» **Written exercise**: Without the pictures, set down the records below word for word.

» **Working data**:
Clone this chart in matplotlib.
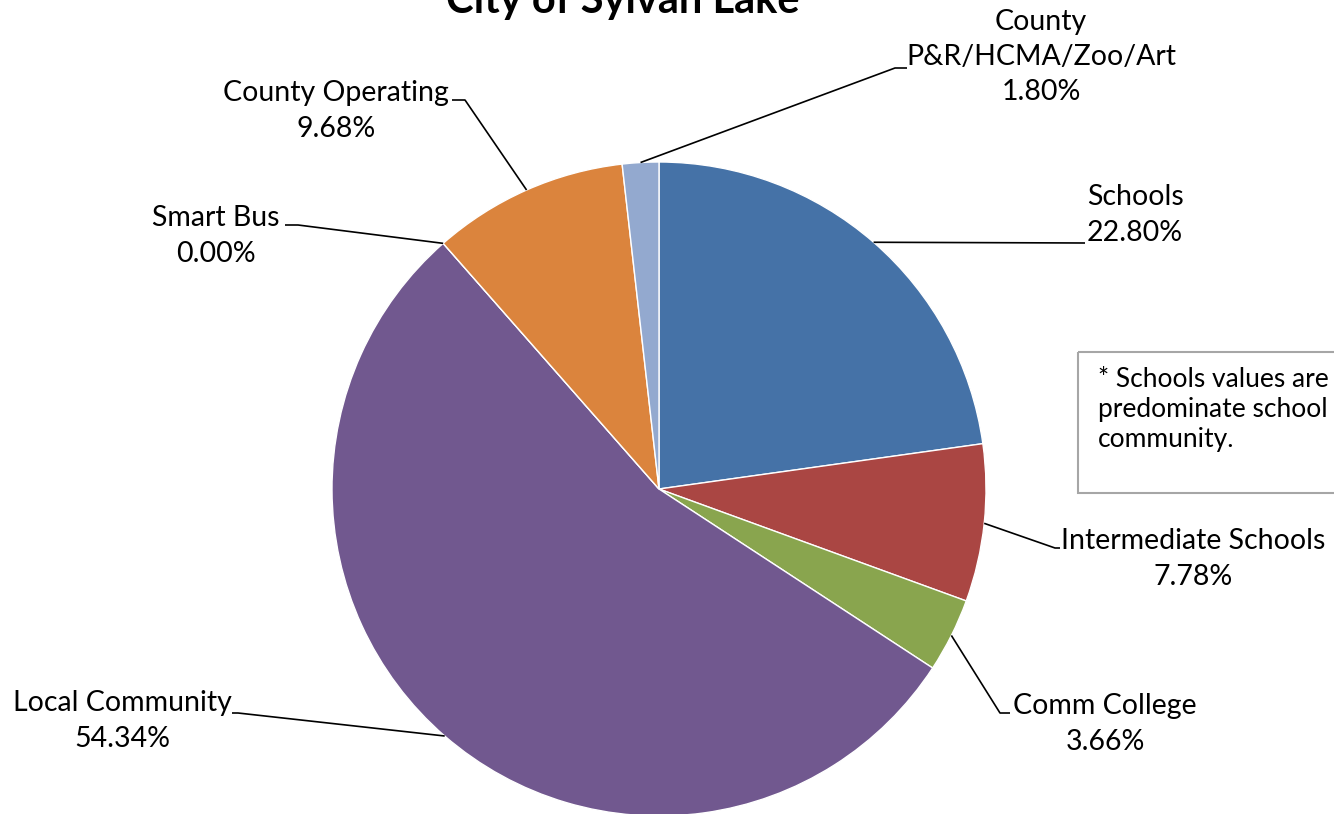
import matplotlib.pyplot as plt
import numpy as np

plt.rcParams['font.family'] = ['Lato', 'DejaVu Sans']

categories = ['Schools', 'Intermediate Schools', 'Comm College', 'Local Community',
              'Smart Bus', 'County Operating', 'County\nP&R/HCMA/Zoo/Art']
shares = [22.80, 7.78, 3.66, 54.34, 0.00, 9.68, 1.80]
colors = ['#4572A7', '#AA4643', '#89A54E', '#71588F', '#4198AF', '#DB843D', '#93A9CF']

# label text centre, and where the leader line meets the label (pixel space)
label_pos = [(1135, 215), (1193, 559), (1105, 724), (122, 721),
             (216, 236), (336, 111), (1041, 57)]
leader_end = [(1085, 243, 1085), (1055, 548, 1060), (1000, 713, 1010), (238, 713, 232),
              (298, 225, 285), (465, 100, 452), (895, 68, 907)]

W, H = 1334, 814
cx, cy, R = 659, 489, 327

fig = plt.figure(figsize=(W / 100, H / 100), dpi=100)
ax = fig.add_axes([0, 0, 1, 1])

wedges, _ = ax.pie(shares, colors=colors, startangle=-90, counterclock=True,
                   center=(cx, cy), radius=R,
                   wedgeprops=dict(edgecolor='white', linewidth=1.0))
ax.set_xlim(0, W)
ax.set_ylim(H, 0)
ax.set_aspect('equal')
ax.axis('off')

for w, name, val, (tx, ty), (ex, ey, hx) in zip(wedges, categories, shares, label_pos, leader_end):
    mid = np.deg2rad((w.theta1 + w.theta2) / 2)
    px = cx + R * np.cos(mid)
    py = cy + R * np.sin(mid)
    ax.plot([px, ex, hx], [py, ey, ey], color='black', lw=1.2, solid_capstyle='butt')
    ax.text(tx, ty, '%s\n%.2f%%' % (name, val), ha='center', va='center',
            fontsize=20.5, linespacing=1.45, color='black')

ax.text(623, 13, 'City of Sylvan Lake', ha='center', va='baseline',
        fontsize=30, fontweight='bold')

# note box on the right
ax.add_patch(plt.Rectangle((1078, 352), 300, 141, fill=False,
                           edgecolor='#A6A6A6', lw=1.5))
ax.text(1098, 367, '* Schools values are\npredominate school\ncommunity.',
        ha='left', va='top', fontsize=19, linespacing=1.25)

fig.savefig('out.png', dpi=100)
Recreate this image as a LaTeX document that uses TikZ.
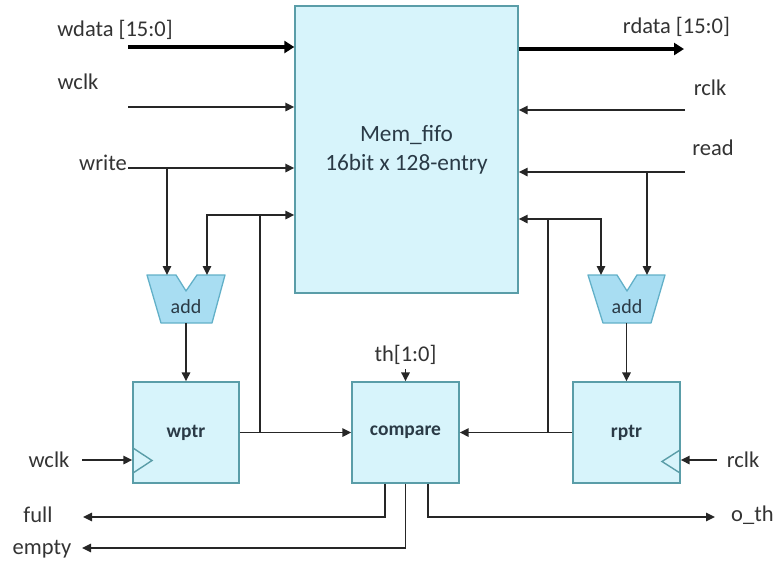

» **Output below**:
Clone this chart in matplotlib.
import matplotlib.pyplot as plt
import numpy as np

plt.rcParams['font.family'] = ['Lato', 'DejaVu Sans']

categories = ['Schools', 'Intermediate Schools', 'Comm College', 'Local Community',
              'Smart Bus', 'County Operating', 'County\nP&R/HCMA/Zoo/Art']
shares = [22.80, 7.78, 3.66, 54.34, 0.00, 9.68, 1.80]
colors = ['#4572A7', '#AA4643', '#89A54E', '#71588F', '#4198AF', '#DB843D', '#93A9CF']

# label text centre, and where the leader line meets the label (pixel space)
label_pos = [(1135, 215), (1193, 559), (1105, 724), (122, 721),
             (216, 236), (336, 111), (1041, 57)]
leader_end = [(1085, 243, 1085), (1055, 548, 1060), (1000, 713, 1010), (238, 713, 232),
              (298, 225, 285), (465, 100, 452), (895, 68, 907)]

W, H = 1334, 814
cx, cy, R = 659, 489, 327

fig = plt.figure(figsize=(W / 100, H / 100), dpi=100)
ax = fig.add_axes([0, 0, 1, 1])

wedges, _ = ax.pie(shares, colors=colors, startangle=-90, counterclock=True,
                   center=(cx, cy), radius=R,
                   wedgeprops=dict(edgecolor='white', linewidth=1.0))
ax.set_xlim(0, W)
ax.set_ylim(H, 0)
ax.set_aspect('equal')
ax.axis('off')

for w, name, val, (tx, ty), (ex, ey, hx) in zip(wedges, categories, shares, label_pos, leader_end):
    mid = np.deg2rad((w.theta1 + w.theta2) / 2)
    px = cx + R * np.cos(mid)
    py = cy + R * np.sin(mid)
    ax.plot([px, ex, hx], [py, ey, ey], color='black', lw=1.2, solid_capstyle='butt')
    ax.text(tx, ty, '%s\n%.2f%%' % (name, val), ha='center', va='center',
            fontsize=20.5, linespacing=1.45, color='black')

ax.text(623, 13, 'City of Sylvan Lake', ha='center', va='baseline',
        fontsize=30, fontweight='bold')

# note box on the right
ax.add_patch(plt.Rectangle((1078, 352), 300, 141, fill=False,
                           edgecolor='#A6A6A6', lw=1.5))
ax.text(1098, 367, '* Schools values are\npredominate school\ncommunity.',
        ha='left', va='top', fontsize=19, linespacing=1.25)

fig.savefig('out.png', dpi=100)
Recreate this image as a LaTeX document that uses TikZ.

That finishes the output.